▶ **Exercise details**
Leaving the pictures out, print the lines from the first line of the listing through the line containing "label_value = [26300]", exactly as they read, and no others.

▶ **Stored data**
▽

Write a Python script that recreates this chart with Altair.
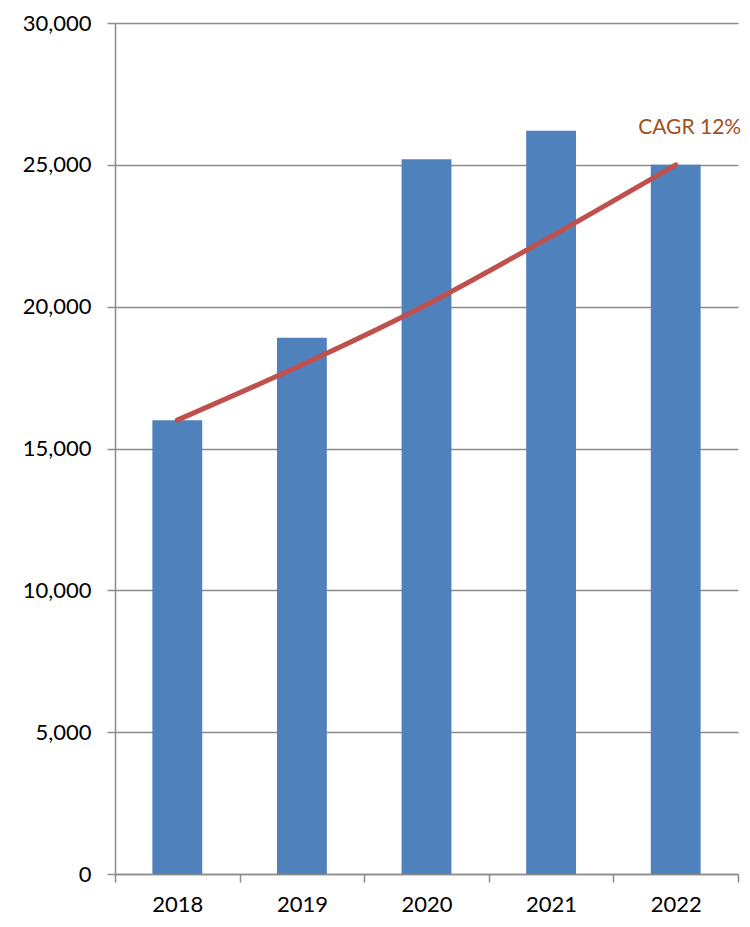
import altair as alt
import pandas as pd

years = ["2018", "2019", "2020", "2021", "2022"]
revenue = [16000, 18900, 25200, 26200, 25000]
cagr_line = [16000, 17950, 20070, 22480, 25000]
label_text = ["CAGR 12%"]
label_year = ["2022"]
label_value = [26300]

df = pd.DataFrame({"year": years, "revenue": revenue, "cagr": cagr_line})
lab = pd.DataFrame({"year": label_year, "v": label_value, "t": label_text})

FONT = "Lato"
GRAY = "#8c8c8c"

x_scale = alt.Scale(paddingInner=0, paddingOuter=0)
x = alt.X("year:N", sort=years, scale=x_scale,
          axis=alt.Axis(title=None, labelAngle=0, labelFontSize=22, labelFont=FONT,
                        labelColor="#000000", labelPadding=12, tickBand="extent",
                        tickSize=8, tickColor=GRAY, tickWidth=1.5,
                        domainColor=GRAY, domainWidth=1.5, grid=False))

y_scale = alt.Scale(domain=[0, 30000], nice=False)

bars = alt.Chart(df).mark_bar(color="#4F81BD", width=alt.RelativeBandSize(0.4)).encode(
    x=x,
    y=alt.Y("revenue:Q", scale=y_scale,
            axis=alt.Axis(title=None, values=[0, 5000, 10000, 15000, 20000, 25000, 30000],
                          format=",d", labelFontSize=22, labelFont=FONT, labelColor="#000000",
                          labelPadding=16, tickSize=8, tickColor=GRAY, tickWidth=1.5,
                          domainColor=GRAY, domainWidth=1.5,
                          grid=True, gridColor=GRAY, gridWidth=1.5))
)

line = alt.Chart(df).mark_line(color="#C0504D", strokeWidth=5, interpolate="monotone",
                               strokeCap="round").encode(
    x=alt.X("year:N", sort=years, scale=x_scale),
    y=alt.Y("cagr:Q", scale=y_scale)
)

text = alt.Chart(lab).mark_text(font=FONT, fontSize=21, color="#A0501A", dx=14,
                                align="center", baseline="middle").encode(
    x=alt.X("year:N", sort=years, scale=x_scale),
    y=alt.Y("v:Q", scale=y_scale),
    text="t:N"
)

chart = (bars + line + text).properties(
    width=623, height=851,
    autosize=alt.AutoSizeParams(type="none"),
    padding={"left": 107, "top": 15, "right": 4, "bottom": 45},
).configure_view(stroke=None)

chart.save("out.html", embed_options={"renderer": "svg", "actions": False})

△

▶ **Full output**
Write a Python script that recreates this chart with Altair.
import altair as alt
import pandas as pd

years = ["2018", "2019", "2020", "2021", "2022"]
revenue = [16000, 18900, 25200, 26200, 25000]
cagr_line = [16000, 17950, 20070, 22480, 25000]
label_text = ["CAGR 12%"]
label_year = ["2022"]
label_value = [26300]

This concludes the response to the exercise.